I have searched informations about the different memories but I found nothing in the documentation (maybe I didn’t look at the good place).
My question is : what is the size of the different memories (shared, local and global) and the access time of these memories?
Shared memory is 16 Kilobytes per multiprocessor. It’s fast as long as there’s no bank conflicts. See Programming Manual on this.
Amount of global memory depends on card used, it may be 256, 512, 768 MB or 1,5 GB (Tesla). But keep in mind that you cannot utilize all that memory. Display driver requres some memory for storing display buffer and probably CUDA runtime has some memory footprint too.
Globaly memory is slow, it has latency of 400-600 clock cycles. However running many threads effictively hides this latency.
Local memory is same as global (slow…) but it’s allocated per thread.
It’s all in Programming Manual. Read it carefully. This may save you from re-writing poorly performing code later.
I have problems to make the difference between global and device memory. Does the device memory depends on the global memory ?
And for the others memories (shared, texture, constant), are they created(allocated) from the global or independant ? (or virtual ?)
And in the programming guide, I have read something about the constant cache : what is the difference between the cache and the constant memory ? (size?access time? location).
All this notions are a bit abstract for me and with a friend we are not sure to understand the programming guide so I prefer ask you.
global memory and device memory are just different names of same memory.
shared memory is on-chip (not part of global memory). textures and constant memory reside in global memory space.
constant cache is exatly what it claims to be: constant cache =) It allows for fast access to commonly used constant values. It’s size is 8Kb per multiprocessor if I remember correctly. From programmer’s point of view there’s no difference between constant cache and constant memory: you may use only constant memory and accessed values are cached automatically. Size of constant memory is 64Kb.
It’s fast even if there are bank conflicts. Even with 16-way bank conflicts, shared memory is dozens of times faster than gobal memory.
I say this because many people get too worried about bank conflicts. Optimize for bank conflicts last, especially if they are only 2- or 4-way conflicts, which may take more instructions to optimize away than they cost anyway.
The most important optimization is usually getting your global memory accesses coalesced.
My last question is to know the size of registers ? I have read some infos about the maximum number by multiprocessor, about bank conflict, but I see anywhere their size !

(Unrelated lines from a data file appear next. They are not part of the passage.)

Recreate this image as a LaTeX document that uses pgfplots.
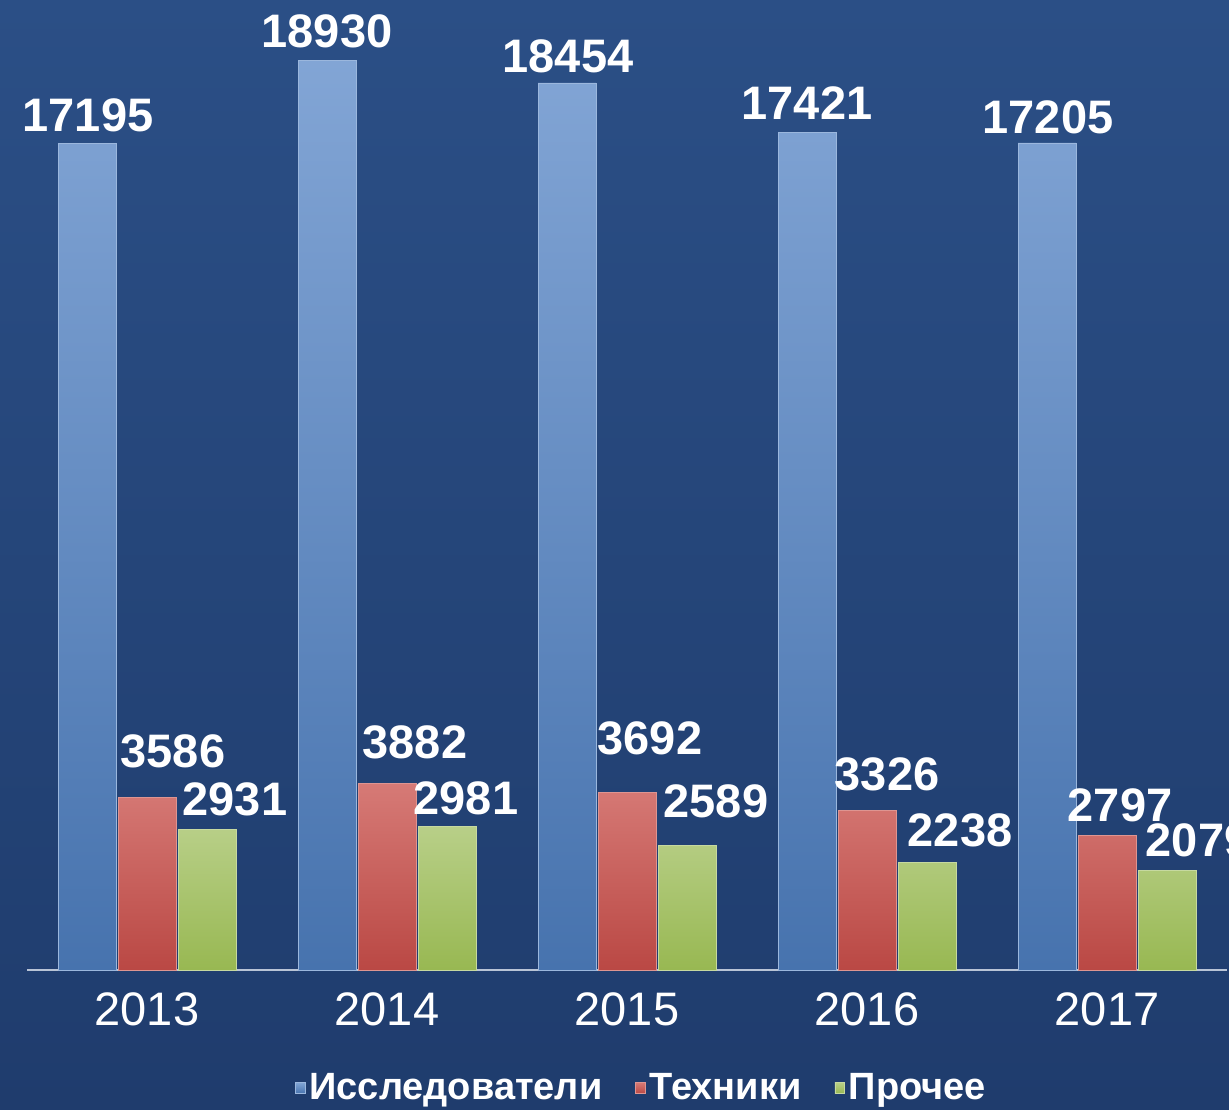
\documentclass[border=0pt]{standalone}
\usepackage{pgfplots}
\pgfplotsset{compat=1.18}
\usepackage{fontspec}
\setmainfont{Liberation Sans}
\definecolor{bgtop}{HTML}{2B4F86}
\definecolor{bgbot}{HTML}{1F3C6D}
\definecolor{bluetop}{HTML}{82A5D5}
\definecolor{bluebot}{HTML}{4773AE}
\definecolor{redtop}{HTML}{D67A76}
\definecolor{redbot}{HTML}{BA4844}
\definecolor{greentop}{HTML}{B8CF88}
\definecolor{greenbot}{HTML}{98B852}
\definecolor{axisc}{HTML}{B9C4D6}
\pgfplotstableread{
x y dx dy
0 17195 0.5 5.5
1 18930 0 6
2 18454 0.5 5
3 17421 0 6.5
4 17205 0.5 4.5
}\blue
\pgfplotstableread{
x y dx dy
0 3586 13 14.5
1 3882 14 12
2 3692 11.5 18.5
3 3326 10 9.5
4 2797 6.5 6.5
}\red
\pgfplotstableread{
x y dx dy
0 2931 14 6.5
1 2981 9.5 5.5
2 2589 14.5 13.5
3 2238 16.5 7.5
4 2079 15.5 6.5
}\green
\begin{document}
\begin{tikzpicture}
\useasboundingbox (0,0) rectangle (614.5pt,554.5pt);
\shade[top color=bgtop, bottom color=bgbot] (0,0) rectangle (614.5pt,554.5pt);
\begin{axis}[
  at={(13.5pt,69.5pt)}, anchor=south west,
  scale only axis, width=600pt, height=485pt,
  xmin=-0.5, xmax=4.5, ymin=0, ymax=20180,
  clip=false,
  axis x line*=bottom, axis y line=none,
  x axis line style={draw=axisc, line width=1pt},
  xtick={0,1,2,3,4},
  xticklabels={2013,2014,2015,2016,2017},
  major tick length=0pt,
  xticklabel style={font=\fontsize{23.5}{28}\selectfont, text=white, inner sep=0pt, yshift=-11pt},
  ytick=\empty,
  ybar=1pt, bar width=29pt,
  nodes near coords,
  point meta=explicit symbolic,
  visualization depends on={\thisrow{dx}\as\mydx},
  visualization depends on={\thisrow{dy}\as\mydy},
  nodes near coords style={font=\fontsize{23.5}{28}\selectfont\bfseries, text=white, anchor=south, inner sep=0pt, xshift=\mydx pt, yshift=\mydy pt},
  legend columns=3,
  legend style={at={(0.5117,-0.1216)}, anchor=center, draw=none, fill=none, text=white,
    font=\fontsize{19}{22}\selectfont\bfseries,
    /tikz/every odd column/.append style={column sep=1.5pt},
    /tikz/every even column/.append style={column sep=16pt},
    inner sep=0pt, nodes={inner sep=0.5pt}},
  mylegend/.style={legend image code/.code={\fill[##1] (0pt,-2.8pt) rectangle (4.8pt,2.8pt);}},
]
\addplot[draw=bluetop!80!white, line width=0.4pt, top color=bluetop, bottom color=bluebot, mylegend] table[x=x, y=y, meta=y] {\blue};
\addplot[draw=redtop!80!white, line width=0.4pt, top color=redtop, bottom color=redbot, mylegend] table[x=x, y=y, meta=y] {\red};
\addplot[draw=greentop!80!white, line width=0.4pt, top color=greentop, bottom color=greenbot, mylegend] table[x=x, y=y, meta=y] {\green};
\legend{Исследователи, Техники, Прочее}
\end{axis}
\end{tikzpicture}
\end{document}
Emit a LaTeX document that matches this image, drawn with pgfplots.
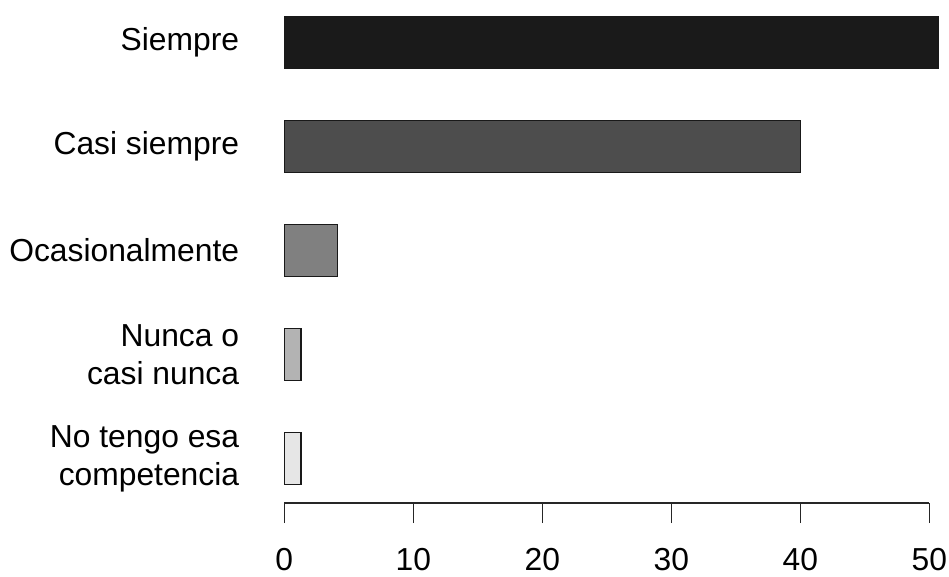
\documentclass[border=0pt]{standalone}
\usepackage{pgfplots}
\pgfplotsset{compat=1.18}
\usepackage{fontspec}
\setmainfont{Liberation Sans}
\definecolor{g1}{HTML}{1A1A1A}
\definecolor{g2}{HTML}{4D4D4D}
\definecolor{g3}{HTML}{808080}
\definecolor{g4}{HTML}{B3B3B3}
\definecolor{g5}{HTML}{E6E6E6}
\begin{document}
\begin{tikzpicture}
\path[use as bounding box] (0,0) rectangle (949pt,576pt);
\begin{axis}[
  at={(284.3pt,73pt)}, anchor=south west,
  scale only axis, width=645pt, height=486.5pt,
  xmin=0, xmax=50, ymin=0.572, ymax=5.25,
  clip=false,
  axis x line*=bottom, axis y line*=left,
  xtick={0,10,20,30,40,50},
  ytick={1,2,3,4,5},
  yticklabels={{No tengo esa\\competencia},{Nunca o\\casi nunca},Ocasionalmente,Casi siempre,Siempre},
  /pgf/number format/assume math mode=true,
  tick align=outside, major tick length=20pt,
  x axis line style={line width=1.2pt, draw=black!85},
  y axis line style={draw=none},
  xtick style={line width=1.2pt, draw=black!85},
  ytick style={draw=none},
  xticklabel style={font=\fontsize{31.8}{38}\selectfont, anchor=north, inner sep=0pt, yshift=-25pt},
  yticklabel style={font=\fontsize{31.8}{38}\selectfont, align=right, anchor=east, inner sep=0pt, xshift=-25pt},
  every axis plot/.append style={xbar, bar width=52pt, bar shift=0pt, draw=black!90, line width=1.2pt},
]
\addplot[fill=g1] coordinates {(50.67,5)};
\addplot[fill=g2] coordinates {(40.03,4)};
\addplot[fill=g3] coordinates {(4.13,3)};
\addplot[fill=g4] coordinates {(1.30,2)};
\addplot[fill=g5] coordinates {(1.30,1)};
\end{axis}
\end{tikzpicture}
\end{document}
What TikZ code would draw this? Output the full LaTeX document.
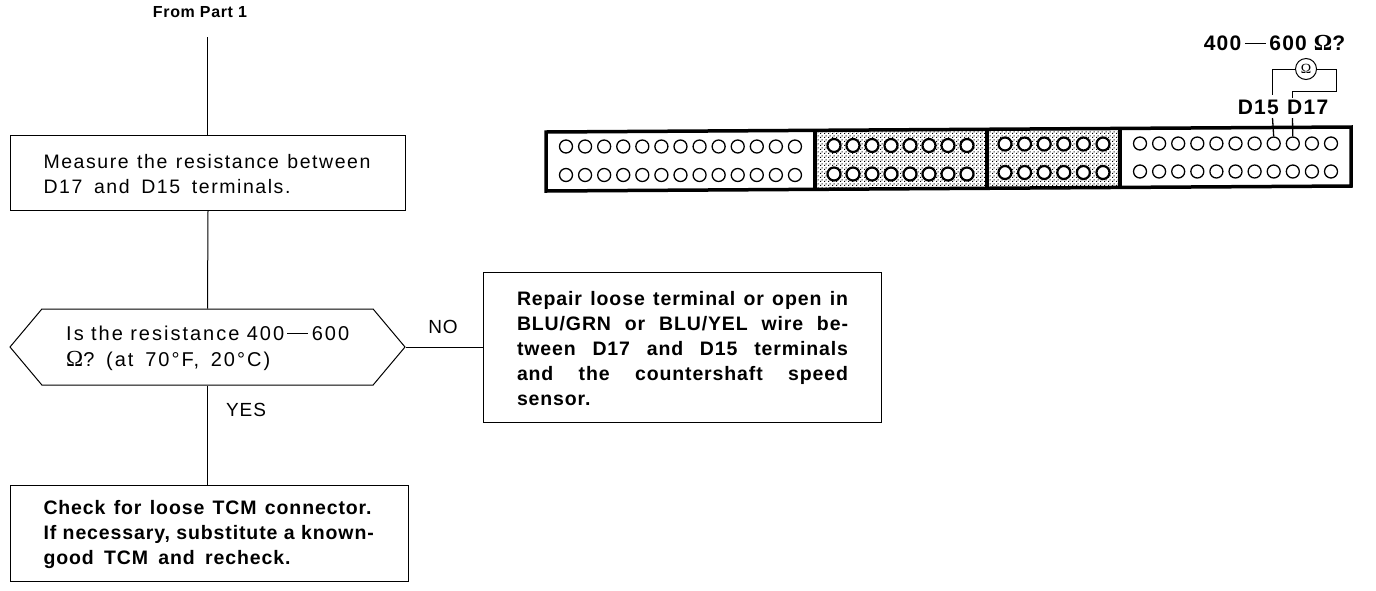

So what’s the size of registers ? And when do we use it ? Do we use it in order to stock variables ?
maximum number of registers per thread is 128, but usually you want to use as little as possible, preferably around 10-20. Otherwise, the occupancy becomes very low.
Okay. I already had understood this point. But I want to know their size and to understand in which case it is more interessant to use theses registers !
Any memory that resides on the device is “device memory”. This memory is inside your PCI-X/E NVIDIA card. The PTX-ISA document that I downloaded from UIUC site differentiates memory into 2 types – “Host memory” , “device memory”. “Host memory” is the RAM available to the CPU of your system. The “device memory” encompasses “Global Memory”, “Shared Memory”, “Local memory”, “Texture memory”, “Constant Memory” and so on.
Nope. Global is a big chunk of memory which mainly serves as the “Frame buffer” for the graphics device. The Graphics card has other sections of memory like “Texture”, “Constant” memory and so on. Note that the “Texture” memory is writable by the Host CPU. But the GPU cannot write into it. It is “read-only” to the GPU.
Now, the memories are not equi-distant from the GPU cores (or) the ALUs which are the main compute engine of the GPU. The “Global memory” or the frame buffer is very slow from the perspective of GPU. A good programmer must schedule enough threads so that when one block is stalled on a global memory access – the multiprocessor could switch to another block which does “computation”. That is how you acheive performance.
Also, Mark was referring to “Coalescing” global memory accesses. I am not sure what it is. May b, if you look into manual , you would know better.
The “texture” and “constant” appear faster because the ALUs have caches for both of them. Note that the ALU does NOT have cache for “global memory” or “frame buffer”.
I have no idea what you mean by “virtual”. I think you are having a CPU’s MMU hang-over. All these memories are within the GPU and are seen by the GPU’s computation units. There r no page-tables or anything for these memories from the GPU’s standpoint.
Just the same difference as your “L1 cache and Main Memory(RAM)”. I have no data on the size and access time of the caches.
Please note that I am relatively new to CUDA. So, I might have erred somewhere. I hope that the knowledgeable people in this forum would correct it, if there r any errors.